Portugal unveils further austerity measures to cut deficit

Prime Minister Passos Coelho announces rise in employee social security contributions

Portuguese Prime Minister Pedro Passos Coelho on Friday announced yet more austerity measures to rein in the budget deficit to meet the conditions imposed in exchange for a 78-billion-euro bailout package and to get the labor market moving.

The rate of both private and public sector workers' contributions is being raised to 18 percent from 11 percent, while companies will now pay 18 percent instead of 23.75 percent.

Just two days earlier, Passos Coelho said he did not want to overburden Portuguese citizens with new taxes, but added he could not rule this out. President Anibal Cabaco Silva warned that "new sacrifices" would be required by those who had so far been unaffected by the crisis.

Portugal agreed to reduce its public deficit to 4.5 percent of GDP this year but in meetings with officials from the EU, the IMF and the European Central Bank it emerged that the shortfall is estimated to come in at 5.3 percent. The new measures are aimed at reducing that figure to five percent. The economy shrank 3.3 percent in the second quarter. Unemployment is at over 15 percent.

Recession deepens

Portugal's recession deepened in the second quarter of this year as the government's austerity drive depressed domestic demand.

The National Statistics Institute (INE), said Friday that GDP contracted an annual 3.3 percent in the period April-June after falling 2.3 percent in the first three months of the year.

On a quarterly basis, the downturn accelerated to 1.2 percent from 0.1 percent in the first quarter.

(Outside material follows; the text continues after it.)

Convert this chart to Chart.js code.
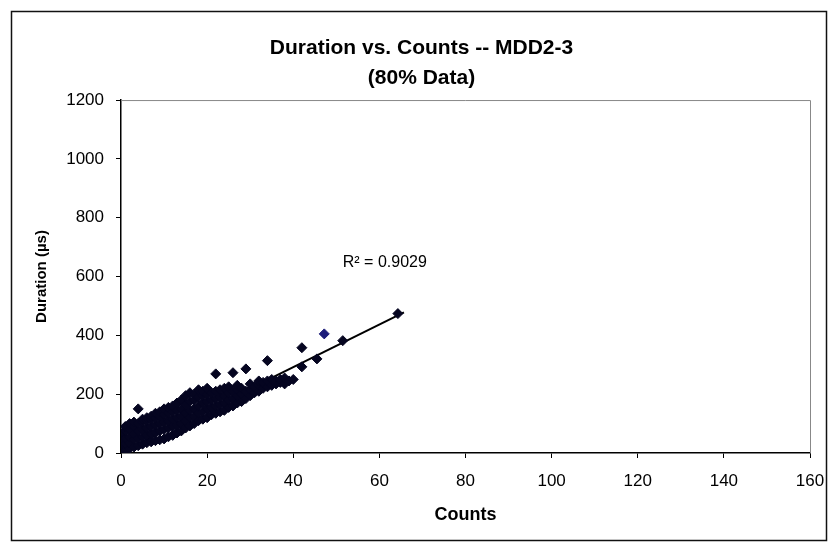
<!DOCTYPE html>
<html>
<head>
<meta charset="utf-8">
<script src="https://cdn.jsdelivr.net/npm/chart.js@4.4.1/dist/chart.umd.min.js"></script>
<style>
  html, body { margin: 0; padding: 0; background: #fff; }
  #wrap { width: 828px; height: 543px; }
</style>
</head>
<body>
<div id="wrap"><canvas id="durationChart" width="828" height="543"></canvas></div>
<script>
// counts (x) and the durations (µs) read at each count
const counts = [0, 0.5, 1, 2, 3, 4, 5, 6, 7, 8, 9, 10, 11, 12, 13, 14, 15, 16, 17, 18, 19, 20,
  21, 22, 23, 24, 25, 26, 27, 28, 29, 30, 31, 32, 33, 34, 35, 36, 37, 38, 39, 40,
  42, 45.5, 47.2, 51.5, 64.3];
const durations = [
  [5, 20, 35, 50, 65], [10, 40, 70], [10, 30, 50, 75, 90], [15, 35, 55, 80, 100],
  [20, 45, 65, 90, 105], [25, 50, 75, 100, 150], [30, 55, 80, 105, 115], [35, 60, 85, 110, 120],
  [38, 65, 90, 115, 125], [42, 70, 95, 120, 135], [45, 75, 100, 125, 140], [48, 80, 105, 130, 150],
  [55, 85, 110, 135, 155], [60, 90, 115, 140, 160], [68, 95, 120, 145, 170], [75, 100, 125, 150, 180],
  [85, 110, 135, 165, 195], [92, 120, 145, 175, 205], [100, 125, 150, 180, 200], [110, 135, 160, 190, 215],
  [115, 140, 170, 195, 210], [120, 150, 175, 200, 220], [130, 155, 180, 205], [135, 160, 185, 210, 269],
  [140, 165, 190, 215], [145, 170, 195, 220], [155, 180, 205, 225], [160, 185, 210, 273],
  [170, 195, 215, 230], [175, 200, 220], [185, 210, 286], [195, 215, 235],
  [205, 225], [210, 230, 245], [220, 240], [225, 245, 314], [230, 250], [235, 245],
  [240, 250], [235, 255], [245], [250],
  [293, 358], [320], [405], [382], [474]
];
// highlighted (blue) point
const blueCount = 47.2;

const trendX = [0, 65.7];
const trendY = [2, 478];

const r2Text = "R\u00B2 = 0.9029";
const r2At = { x: 51.5, y: 648 };

const xTicks = { min: 0, max: 160, step: 20 };
const yTicks = { min: 0, max: 1200, step: 200 };

const points = [];
counts.forEach((c, i) => durations[i].forEach((d) => points.push({ x: c, y: d })));
const pointColors = points.map((p) => (p.x === blueCount ? "#1c1c7a" : "#050520"));

const FONT = "'Liberation Sans', Arial, sans-serif";

const framePlugin = {
  id: "frame",
  beforeDraw(chart) {
    const c = chart.ctx;
    c.save();
    c.fillStyle = "#fff";
    c.fillRect(0, 0, chart.width, chart.height);
    c.restore();
  },
  afterDraw(chart) {
    const c = chart.ctx;
    const a = chart.chartArea;
    c.save();
    // outer chart border
    c.strokeStyle = "#111";
    c.lineWidth = 1.5;
    c.strokeRect(11.5, 11.5, 815, 529);
    // plot area border (top/right)
    c.strokeStyle = "#888";
    c.lineWidth = 1;
    c.beginPath();
    c.moveTo(a.left, a.top + 0.5);
    c.lineTo(a.right + 0.5, a.top + 0.5);
    c.lineTo(a.right + 0.5, a.bottom);
    c.stroke();
    // R² label
    const xs = chart.scales.x, ys = chart.scales.y;
    c.fillStyle = "#000";
    c.font = "16px " + FONT;
    c.textAlign = "left";
    c.textBaseline = "middle";
    c.fillText(r2Text, xs.getPixelForValue(r2At.x), ys.getPixelForValue(r2At.y));
    c.restore();
  },
};

new Chart(document.getElementById("durationChart").getContext("2d"), {
  type: "scatter",
  data: {
    datasets: [
      {
        label: "Duration",
        data: points,
        pointStyle: "rectRot",
        pointRadius: 5,
        backgroundColor: pointColors,
        borderColor: pointColors,
        borderWidth: 1,
      },
      {
        label: "Trend",
        type: "line",
        data: trendX.map((x, i) => ({ x: x, y: trendY[i] })),
        borderColor: "#000",
        borderWidth: 2,
        pointRadius: 0,
        fill: false,
      },
    ],
  },
  options: {
    responsive: false,
    animation: false,
    layout: { padding: { left: 33, right: 18, top: 11, bottom: 17 } },
    plugins: {
      legend: { display: false },
      tooltip: { enabled: false },
      title: {
        display: true,
        text: ["Duration vs. Counts -- MDD2-3", "(80% Data)"],
        color: "#000",
        font: { family: FONT, size: 21, weight: "bold", lineHeight: 1.43 },
        padding: { top: 22, bottom: 7 },
      },
    },
    scales: {
      x: {
        type: "linear",
        min: xTicks.min,
        max: xTicks.max,
        border: { color: "#000", width: 1.5 },
        grid: { drawOnChartArea: false, drawTicks: true, tickLength: 5, color: "#000" },
        ticks: {
          stepSize: xTicks.step,
          color: "#000",
          font: { family: FONT, size: 17 },
          padding: 13,
          callback: (v) => String(v),
        },
        title: {
          display: true,
          text: "Counts",
          color: "#000",
          font: { family: FONT, size: 18, weight: "bold" },
          padding: { top: 0, bottom: 0 },
        },
        afterFit(scale) { scale.paddingRight = 0; },
      },
      y: {
        type: "linear",
        min: yTicks.min,
        max: yTicks.max,
        border: { color: "#000", width: 1.5 },
        grid: { drawOnChartArea: false, drawTicks: true, tickLength: 5, color: "#000" },
        ticks: {
          stepSize: yTicks.step,
          color: "#000",
          font: { family: FONT, size: 17 },
          padding: 12,
          callback: (v) => String(v),
        },
        title: {
          display: true,
          text: "Duration (\u00B5s)",
          color: "#000",
          font: { family: FONT, size: 15, weight: "bold" },
          padding: { top: 0, bottom: 10 },
        },
        afterFit(scale) { scale.width = 88; },
      },
    },
  },
  plugins: [framePlugin],
});
</script>
</body>
</html>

"The stronger decline in GDP was driven by a more negative contribution from domestic demand, which shifted from minus 6.4 percentage points in the first quarter of 2012 to minus 7.9 points, particularly reflecting the performance of investment," the INE said.

"The positive contribution of net external demand to the year-on-year rate of change in GDP increased to 4.7 points from 4.1 points in the previous quarter due to a more intense reduction in imports of goods and services, while exports of goods and services decelerated," it added.

The government is forecasting a contraction in activity for the full year of not much over three percent.

The annual decline in spending on investment accelerated to 18.7 percent in the second quarter from 12.8 percent in the first. With unemployment at over 15 percent, household spending fell 5.9 percent, compared with a drop of 5.6 percent in the first quarter.